Exclude pictures. Extract exactly the lines from the one that contains "Convert this chart" down to the one that contains "label_offsets = [(7, -13), (-3, -13), (7, -13)]", both included.

• [Supplied data]
Start
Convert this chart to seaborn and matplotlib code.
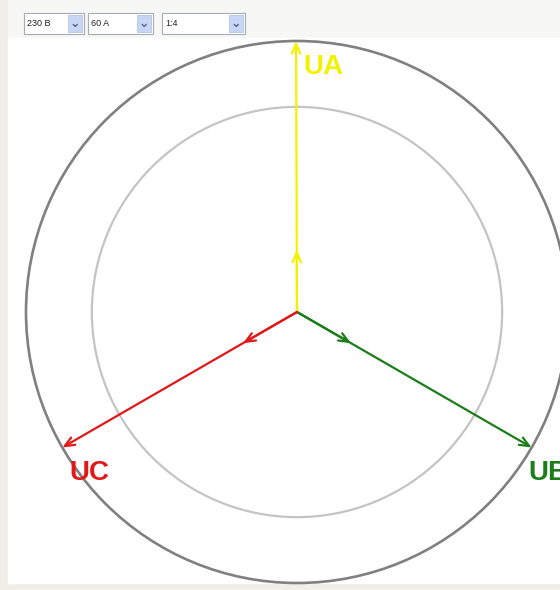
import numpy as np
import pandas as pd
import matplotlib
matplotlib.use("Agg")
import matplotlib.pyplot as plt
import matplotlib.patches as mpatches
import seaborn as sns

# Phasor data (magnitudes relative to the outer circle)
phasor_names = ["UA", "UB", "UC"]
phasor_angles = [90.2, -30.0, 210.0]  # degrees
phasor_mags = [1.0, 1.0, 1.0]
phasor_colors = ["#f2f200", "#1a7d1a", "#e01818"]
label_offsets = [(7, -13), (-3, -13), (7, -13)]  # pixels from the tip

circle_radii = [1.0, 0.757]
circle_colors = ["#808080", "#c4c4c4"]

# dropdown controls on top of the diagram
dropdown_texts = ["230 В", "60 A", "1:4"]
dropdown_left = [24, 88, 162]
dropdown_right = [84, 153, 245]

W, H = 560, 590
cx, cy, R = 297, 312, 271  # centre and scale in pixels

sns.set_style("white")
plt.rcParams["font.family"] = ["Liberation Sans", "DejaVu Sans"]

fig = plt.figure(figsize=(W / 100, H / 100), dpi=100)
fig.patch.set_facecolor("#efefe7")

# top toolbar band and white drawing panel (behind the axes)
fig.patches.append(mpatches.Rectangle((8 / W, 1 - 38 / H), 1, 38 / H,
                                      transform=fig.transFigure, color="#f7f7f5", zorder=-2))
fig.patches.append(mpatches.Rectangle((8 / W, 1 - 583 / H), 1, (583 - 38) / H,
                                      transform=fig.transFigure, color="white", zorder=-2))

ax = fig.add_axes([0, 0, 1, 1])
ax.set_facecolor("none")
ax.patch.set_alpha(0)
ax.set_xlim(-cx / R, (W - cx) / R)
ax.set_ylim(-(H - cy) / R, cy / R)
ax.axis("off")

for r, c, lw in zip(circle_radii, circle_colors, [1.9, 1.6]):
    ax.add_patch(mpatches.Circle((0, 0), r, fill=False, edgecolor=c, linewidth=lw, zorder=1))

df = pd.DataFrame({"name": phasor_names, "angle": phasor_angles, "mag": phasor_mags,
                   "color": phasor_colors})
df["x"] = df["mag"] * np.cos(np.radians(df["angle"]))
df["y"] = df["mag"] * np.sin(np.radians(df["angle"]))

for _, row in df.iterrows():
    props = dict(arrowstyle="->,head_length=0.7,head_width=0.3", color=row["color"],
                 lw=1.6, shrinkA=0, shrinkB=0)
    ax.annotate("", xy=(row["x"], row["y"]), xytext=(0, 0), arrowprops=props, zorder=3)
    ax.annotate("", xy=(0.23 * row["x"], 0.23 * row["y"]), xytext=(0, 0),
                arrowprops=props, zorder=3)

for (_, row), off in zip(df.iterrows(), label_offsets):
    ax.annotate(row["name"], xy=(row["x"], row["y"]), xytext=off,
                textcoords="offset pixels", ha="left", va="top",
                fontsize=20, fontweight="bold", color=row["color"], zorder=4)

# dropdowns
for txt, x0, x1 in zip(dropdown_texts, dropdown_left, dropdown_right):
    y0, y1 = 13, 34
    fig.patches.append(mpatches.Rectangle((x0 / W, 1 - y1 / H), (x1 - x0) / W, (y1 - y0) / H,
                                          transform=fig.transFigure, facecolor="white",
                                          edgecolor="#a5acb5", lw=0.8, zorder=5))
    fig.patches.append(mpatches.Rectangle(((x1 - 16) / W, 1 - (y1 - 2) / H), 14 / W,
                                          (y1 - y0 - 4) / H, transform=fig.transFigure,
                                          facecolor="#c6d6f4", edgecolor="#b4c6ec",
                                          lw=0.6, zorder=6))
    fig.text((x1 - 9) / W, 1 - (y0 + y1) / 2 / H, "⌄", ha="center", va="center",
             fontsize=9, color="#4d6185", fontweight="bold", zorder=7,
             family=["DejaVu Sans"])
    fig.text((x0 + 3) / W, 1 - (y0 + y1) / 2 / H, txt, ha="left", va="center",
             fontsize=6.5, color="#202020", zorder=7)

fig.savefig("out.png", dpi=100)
End
Start
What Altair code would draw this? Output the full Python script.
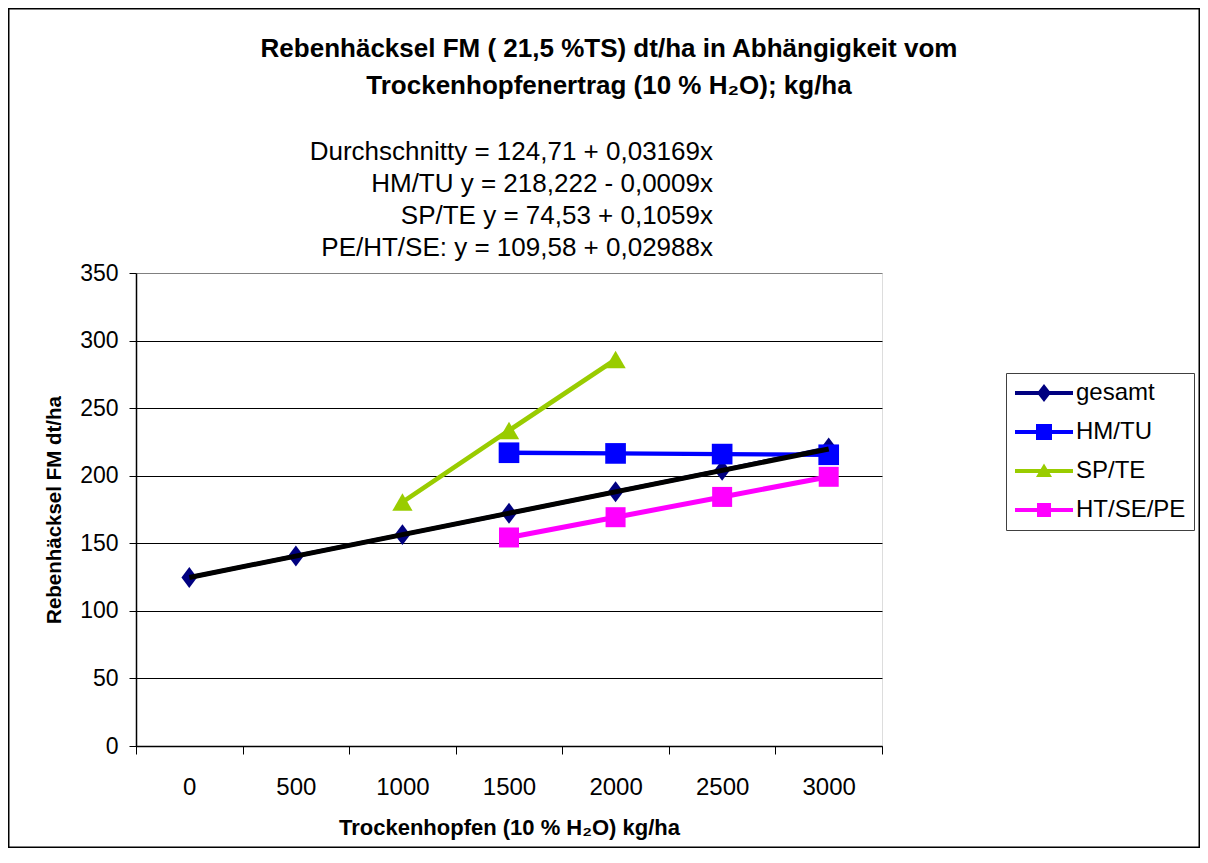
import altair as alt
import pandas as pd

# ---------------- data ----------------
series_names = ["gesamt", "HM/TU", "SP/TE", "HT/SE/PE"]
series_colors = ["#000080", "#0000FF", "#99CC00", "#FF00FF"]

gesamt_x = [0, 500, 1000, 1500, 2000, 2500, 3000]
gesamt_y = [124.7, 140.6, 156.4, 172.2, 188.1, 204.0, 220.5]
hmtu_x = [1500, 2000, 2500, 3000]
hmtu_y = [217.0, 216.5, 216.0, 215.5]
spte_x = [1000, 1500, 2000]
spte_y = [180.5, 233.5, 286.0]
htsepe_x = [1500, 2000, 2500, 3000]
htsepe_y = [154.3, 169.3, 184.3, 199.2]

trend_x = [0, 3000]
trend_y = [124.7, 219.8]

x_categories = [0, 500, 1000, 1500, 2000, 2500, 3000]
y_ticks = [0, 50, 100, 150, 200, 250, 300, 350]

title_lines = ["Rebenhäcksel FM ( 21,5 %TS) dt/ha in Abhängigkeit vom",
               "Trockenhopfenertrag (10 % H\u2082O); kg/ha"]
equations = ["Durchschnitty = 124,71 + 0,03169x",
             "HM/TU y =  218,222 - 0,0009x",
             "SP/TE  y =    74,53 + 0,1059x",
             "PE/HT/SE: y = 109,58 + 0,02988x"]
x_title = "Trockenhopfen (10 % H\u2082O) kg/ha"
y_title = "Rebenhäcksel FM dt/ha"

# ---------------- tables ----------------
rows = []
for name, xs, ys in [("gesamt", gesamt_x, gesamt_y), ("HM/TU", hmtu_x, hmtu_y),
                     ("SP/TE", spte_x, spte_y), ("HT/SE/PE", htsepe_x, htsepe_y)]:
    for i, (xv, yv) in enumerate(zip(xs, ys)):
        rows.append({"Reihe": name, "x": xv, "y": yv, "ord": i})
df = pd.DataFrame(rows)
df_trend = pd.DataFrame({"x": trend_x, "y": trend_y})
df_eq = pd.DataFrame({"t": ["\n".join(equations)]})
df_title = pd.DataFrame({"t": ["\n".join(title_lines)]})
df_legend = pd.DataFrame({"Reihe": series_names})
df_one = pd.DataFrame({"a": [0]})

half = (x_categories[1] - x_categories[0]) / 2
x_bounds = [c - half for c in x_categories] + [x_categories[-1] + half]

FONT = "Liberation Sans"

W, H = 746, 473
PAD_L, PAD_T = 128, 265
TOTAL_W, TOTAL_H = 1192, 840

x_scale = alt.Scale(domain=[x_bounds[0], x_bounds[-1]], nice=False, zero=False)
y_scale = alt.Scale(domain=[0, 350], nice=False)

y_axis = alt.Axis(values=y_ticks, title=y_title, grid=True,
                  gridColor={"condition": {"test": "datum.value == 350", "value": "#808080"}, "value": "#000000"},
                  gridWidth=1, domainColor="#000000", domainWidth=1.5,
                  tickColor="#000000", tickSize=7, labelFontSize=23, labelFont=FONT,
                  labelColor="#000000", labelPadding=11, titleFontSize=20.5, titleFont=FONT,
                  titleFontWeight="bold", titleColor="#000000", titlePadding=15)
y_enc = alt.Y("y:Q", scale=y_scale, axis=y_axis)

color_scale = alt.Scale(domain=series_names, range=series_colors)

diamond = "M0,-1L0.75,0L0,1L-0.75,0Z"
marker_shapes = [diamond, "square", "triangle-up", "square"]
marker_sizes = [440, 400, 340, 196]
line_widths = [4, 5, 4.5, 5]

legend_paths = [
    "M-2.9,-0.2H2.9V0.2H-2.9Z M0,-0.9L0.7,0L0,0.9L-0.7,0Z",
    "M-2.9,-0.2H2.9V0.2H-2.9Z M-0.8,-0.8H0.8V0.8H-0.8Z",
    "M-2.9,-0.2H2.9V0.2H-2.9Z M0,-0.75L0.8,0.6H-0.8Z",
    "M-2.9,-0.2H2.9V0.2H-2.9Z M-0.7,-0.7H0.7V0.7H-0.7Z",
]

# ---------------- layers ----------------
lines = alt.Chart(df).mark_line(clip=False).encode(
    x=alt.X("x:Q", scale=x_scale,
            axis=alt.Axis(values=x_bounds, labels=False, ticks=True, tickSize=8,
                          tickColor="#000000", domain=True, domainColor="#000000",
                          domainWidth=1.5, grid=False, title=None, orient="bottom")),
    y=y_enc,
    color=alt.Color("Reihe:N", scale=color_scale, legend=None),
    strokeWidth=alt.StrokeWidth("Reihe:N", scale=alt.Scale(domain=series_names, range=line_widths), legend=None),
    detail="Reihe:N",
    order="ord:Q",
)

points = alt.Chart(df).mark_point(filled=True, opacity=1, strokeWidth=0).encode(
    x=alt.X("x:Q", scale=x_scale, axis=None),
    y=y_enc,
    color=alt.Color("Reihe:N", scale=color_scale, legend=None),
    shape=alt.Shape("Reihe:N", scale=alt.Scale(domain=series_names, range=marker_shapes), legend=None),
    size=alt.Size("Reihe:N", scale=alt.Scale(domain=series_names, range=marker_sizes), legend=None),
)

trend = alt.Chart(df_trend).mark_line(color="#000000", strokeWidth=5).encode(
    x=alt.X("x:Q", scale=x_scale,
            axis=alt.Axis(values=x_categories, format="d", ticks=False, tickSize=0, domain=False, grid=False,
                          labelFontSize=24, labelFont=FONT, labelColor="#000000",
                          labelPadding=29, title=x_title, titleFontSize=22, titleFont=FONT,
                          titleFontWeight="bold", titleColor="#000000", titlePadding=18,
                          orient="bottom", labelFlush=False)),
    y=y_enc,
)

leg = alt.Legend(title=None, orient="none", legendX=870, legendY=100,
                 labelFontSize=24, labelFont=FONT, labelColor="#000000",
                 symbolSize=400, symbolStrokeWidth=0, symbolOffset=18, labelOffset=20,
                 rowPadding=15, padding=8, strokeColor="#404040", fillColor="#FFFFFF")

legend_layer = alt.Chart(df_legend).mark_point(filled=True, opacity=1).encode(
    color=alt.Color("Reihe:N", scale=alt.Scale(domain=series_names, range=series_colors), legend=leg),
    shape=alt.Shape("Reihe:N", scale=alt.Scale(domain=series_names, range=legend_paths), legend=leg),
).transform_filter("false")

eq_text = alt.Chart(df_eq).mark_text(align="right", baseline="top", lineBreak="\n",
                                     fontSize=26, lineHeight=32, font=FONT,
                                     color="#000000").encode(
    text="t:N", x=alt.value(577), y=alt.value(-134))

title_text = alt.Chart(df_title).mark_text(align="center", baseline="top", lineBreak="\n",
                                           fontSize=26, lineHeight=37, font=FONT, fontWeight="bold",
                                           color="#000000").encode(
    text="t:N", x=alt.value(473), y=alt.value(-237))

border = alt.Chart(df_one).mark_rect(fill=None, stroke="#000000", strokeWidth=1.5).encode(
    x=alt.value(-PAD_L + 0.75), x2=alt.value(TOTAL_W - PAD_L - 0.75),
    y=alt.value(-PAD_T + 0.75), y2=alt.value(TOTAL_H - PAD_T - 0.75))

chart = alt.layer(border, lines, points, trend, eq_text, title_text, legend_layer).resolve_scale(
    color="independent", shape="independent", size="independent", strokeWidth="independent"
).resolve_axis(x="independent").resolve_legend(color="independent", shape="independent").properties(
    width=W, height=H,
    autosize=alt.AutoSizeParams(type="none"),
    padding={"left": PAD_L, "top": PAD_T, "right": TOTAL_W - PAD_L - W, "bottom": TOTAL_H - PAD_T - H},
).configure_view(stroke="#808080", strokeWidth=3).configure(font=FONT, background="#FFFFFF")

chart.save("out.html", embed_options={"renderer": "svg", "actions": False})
End
• [Written reply]
Convert this chart to seaborn and matplotlib code.
import numpy as np
import pandas as pd
import matplotlib
matplotlib.use("Agg")
import matplotlib.pyplot as plt
import matplotlib.patches as mpatches
import seaborn as sns

# Phasor data (magnitudes relative to the outer circle)
phasor_names = ["UA", "UB", "UC"]
phasor_angles = [90.2, -30.0, 210.0]  # degrees
phasor_mags = [1.0, 1.0, 1.0]
phasor_colors = ["#f2f200", "#1a7d1a", "#e01818"]
label_offsets = [(7, -13), (-3, -13), (7, -13)]  # pixels from the tip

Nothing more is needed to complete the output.